Bad Decisions Led To Oil  Rig Blast, NRC Says

by Jeffrey W. Johnson
November 22, 2010 | A version of this story appeared in Volume 88, Issue 47

Management decisions to ignore repeated failures of an important pressure test and to move ahead and attempt to seal BP’s Deepwater Horizon oil and gas well were cited as a key cause of April’s tragic accident that killed 11 workers, according to an engineering panel study released last week. A committee of the National Academy of Engineering and the National Research Council notes that for 50 minutes before the explosion, hydrocarbons were exiting the supposedly cement-sealed well borehole, yet the drilling team failed to take note. “For unknown reasons,” the study continues, these hydrocarbons were vented through equipment and directly below the rig floor, making “ignition most likely.” The failures were “not isolated events,” the study says, suggesting they show “insufficient consideration of risk and a lack of operating discipline” on the part of the rig and well owners and operators.
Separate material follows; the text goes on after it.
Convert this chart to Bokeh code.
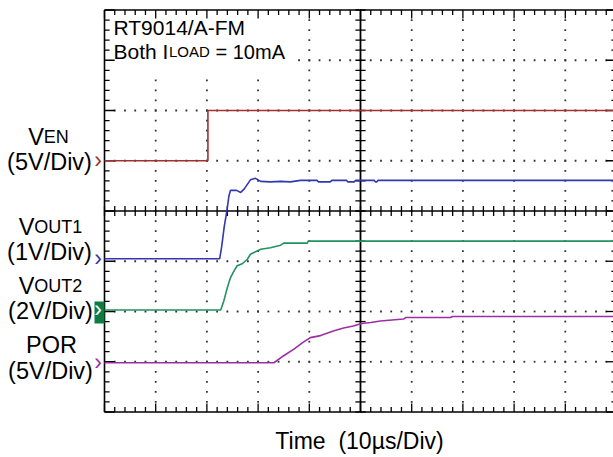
import numpy as np
from bokeh.plotting import figure
from bokeh.models import Range1d, Label
from bokeh.embed import file_html
from bokeh.resources import INLINE

# ---------------- data (time in µs, voltages in V) ----------------
t_en = [0, 20.2, 20.2, 100]
v_en = [0, 0, 5.0, 5.0]

t_out1 = [0, 22.5, 22.9, 23.4, 23.9, 24.3, 24.6, 25.8, 26.6, 27.3, 28.5, 29.5, 30.5,
          32.4, 34.4, 36.3, 38.3, 41.5, 41.8, 44.1, 44.4, 47.3, 47.5, 48.8, 49.0,
          52.7, 52.9, 53.2, 53.4, 100]
v_out1 = [0, 0, 0.25, 0.65, 0.95, 1.25, 1.36, 1.36, 1.32, 1.39, 1.57, 1.60, 1.54,
          1.53, 1.54, 1.53, 1.56, 1.56, 1.53, 1.53, 1.56, 1.56, 1.53, 1.53, 1.56,
          1.56, 1.53, 1.53, 1.56, 1.56]

t_out2 = [0, 22.7, 23.3, 24.0, 24.6, 25.3, 25.9, 26.9, 27.9, 28.5, 29.5, 30.5,
          32.4, 34.4, 35.0, 39.6, 39.8, 100]
v_out2 = [0, 0, 0.36, 0.90, 1.28, 1.56, 1.76, 1.84, 2.02, 2.22, 2.32, 2.42,
          2.48, 2.58, 2.66, 2.66, 2.74, 2.74]

t_por = [0, 33.1, 35.0, 37.0, 38.7, 40.2, 42.2, 44.7, 46.7, 48.6, 50.2, 52.0,
         53.9, 58.4, 58.8, 67.6, 68.0, 100]
v_por = [0, 0, 0.70, 1.35, 2.0, 2.5, 2.7, 3.15, 3.45, 3.65, 3.9, 4.0,
         4.15, 4.35, 4.5, 4.5, 4.6, 4.6]

# channel settings: (ground offset in divisions, volts per division)
time_per_div = 10.0
ch_en = (1.0, 5.0)
ch_out1 = (-0.95, 1.0)
ch_out2 = (-1.97, 2.0)
ch_por = (-3.02, 5.0)

c_en = "#A2302F"
c_out1 = "#3337B0"
c_out2 = "#22925F"
c_por = "#9A2FA3"
c_box = "#0E7B40"

FONT = "Liberation Sans"

W, H = 613, 457
X0_PX, YC_PX = 104.0, 210.5      # graticule left edge / centre line on the page
DIV_X, DIV_Y = 51.2, 50.25       # pixels per division
TXT_SHIFT = 6                    # text baseline correction (px)


def dx(px):
    return (px - X0_PX) / DIV_X


def dy(py):
    return (YC_PX - py) / DIV_Y


# ---------------- figure ----------------
p = figure(width=W, height=H, output_backend="svg", toolbar_location=None,
           x_range=Range1d(dx(0), dx(W)), y_range=Range1d(dy(H), dy(0)),
           x_axis_type=None, y_axis_type=None,
           min_border_left=0, min_border_right=0, min_border_top=0, min_border_bottom=0)
p.outline_line_color = None
p.background_fill_color = "white"
p.border_fill_color = "white"

# dotted graticule
gx, gy = [], []
for xv in [1, 2, 3, 4, 6, 7, 8, 9]:
    for yv in np.arange(-3.8, 3.81, 0.2):
        gx.append(xv); gy.append(yv)
for yv in [-3, -2, -1, 1, 2, 3]:
    for xv in np.arange(0.2, 9.95, 0.2):
        gx.append(xv); gy.append(yv)
p.scatter(gx, gy, marker="square", size=1.8, color="#333333", line_color=None)

# white box behind header text
p.quad(left=[0.03], right=[dx(294)], bottom=[dy(73)], top=[3.97],
       fill_color="white", line_color=None)

# border lines
p.line([0, 0], [-4, 4], line_color="black", line_width=1.6)
p.line([0, 10], [4, 4], line_color="black", line_width=1.6)
p.line([0, 10], [-4, -4], line_color="black", line_width=1.6)

# center cross
p.line([0, 10], [0, 0], line_color="black", line_width=1.6)
p.line([5, 5], [-4, 4], line_color="black", line_width=1.8)

x0s, x1s, y0s, y1s = [], [], [], []
for k in range(0, 51):
    xv = k * 0.2
    major = (k % 5 == 0)
    x0s.append(xv); x1s.append(xv); y0s.append(-0.1); y1s.append(0.1)
    L = 0.17 if major else 0.1
    x0s.append(xv); x1s.append(xv); y0s.append(4); y1s.append(4 - L)
    x0s.append(xv); x1s.append(xv); y0s.append(-4); y1s.append(-4 + L)
for k in range(0, 41):
    yv = -4 + k * 0.2
    major = (k % 5 == 0)
    x0s.append(4.9); x1s.append(5.1); y0s.append(yv); y1s.append(yv)
    L = 0.2 if major else 0.1
    x0s.append(0); x1s.append(L); y0s.append(yv); y1s.append(yv)
    x0s.append(10); x1s.append(10 - L); y0s.append(yv); y1s.append(yv)
p.segment(x0=x0s, y0=y0s, x1=x1s, y1=y1s, line_color="black", line_width=1.3)


# traces
def to_div(ts, vs, ch):
    off, scale = ch
    return [t / time_per_div for t in ts], [off + v / scale for v in vs]


for ts, vs, ch, col in [(t_en, v_en, ch_en, c_en), (t_out1, v_out1, ch_out1, c_out1),
                        (t_out2, v_out2, ch_out2, c_out2), (t_por, v_por, ch_por, c_por)]:
    xs, ys = to_div(ts, vs, ch)
    p.line(xs, ys, line_color=col, line_width=1.6)

# ground markers
p.quad(left=[dx(94)], right=[dx(104)], top=[dy(301)], bottom=[dy(323)],
       fill_color=c_box, line_color=None)
for ch, col in [(ch_en, c_en), (ch_out1, c_out1), (ch_out2, "white"), (ch_por, c_por)]:
    p.add_layout(Label(x=dx(97.5), y=ch[0], text="\u203a", text_color=col,
                       text_font=FONT, text_font_size="23px", y_offset=1,
                       text_align="center", text_baseline="middle"))


def lab(xpx, base_py, text, size, align="left", color="black"):
    p.add_layout(Label(x=dx(xpx), y=dy(base_py - TXT_SHIFT), text=text, text_font=FONT,
                       text_font_size=size, text_color=color, text_align=align,
                       text_baseline="alphabetic"))


# header text
lab(113, 33, "RT9014/A-FM", "21px")
lab(113, 57, "Both I", "21px")
lab(168.5, 57, "LOAD", "15px")
lab(215, 57, "= 10mA", "20px")

# left channel labels
BIG, SUB = 23.5, 18


def vsub(center_px, base_py, sub):
    wV = 0.667 * BIG
    wS = sum({"E": 0.667, "N": 0.722, "O": 0.778, "U": 0.722, "T": 0.611,
              "1": 0.556, "2": 0.556}[c] for c in sub) * SUB
    start = center_px - (wV + wS) / 2
    lab(start, base_py, "V", f"{BIG}px")
    lab(start + wV, base_py, sub, f"{SUB}px")


vsub(48, 142, "EN")
lab(49, 167, "(5V/Div)", f"{BIG}px", "center")
vsub(50, 232, "OUT1")
lab(49, 257, "(1V/Div)", f"{BIG}px", "center")
vsub(50, 291, "OUT2")
lab(50, 316, "(2V/Div)", f"{BIG}px", "center")
lab(51, 350, "POR", f"{BIG}px", "center")
lab(50, 376, "(5V/Div)", f"{BIG}px", "center")

# time label
lab(359, 446, "Time\u00a0 (10\u00b5s/Div)", "23px", "center")

open("out.html", "w").write(file_html(p, INLINE))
The study was interim, and more data will be gathered and analyzed in a final report to be released next summer. Also last week, a forensic examination of the oil rig’s failed blowout preventer, led by the Department of the Interior and the U.S. Coast Guard, began in Louisiana after the agencies reached an agreement with the Chemical Safety & Hazard Investigation Board over terms of the investigation.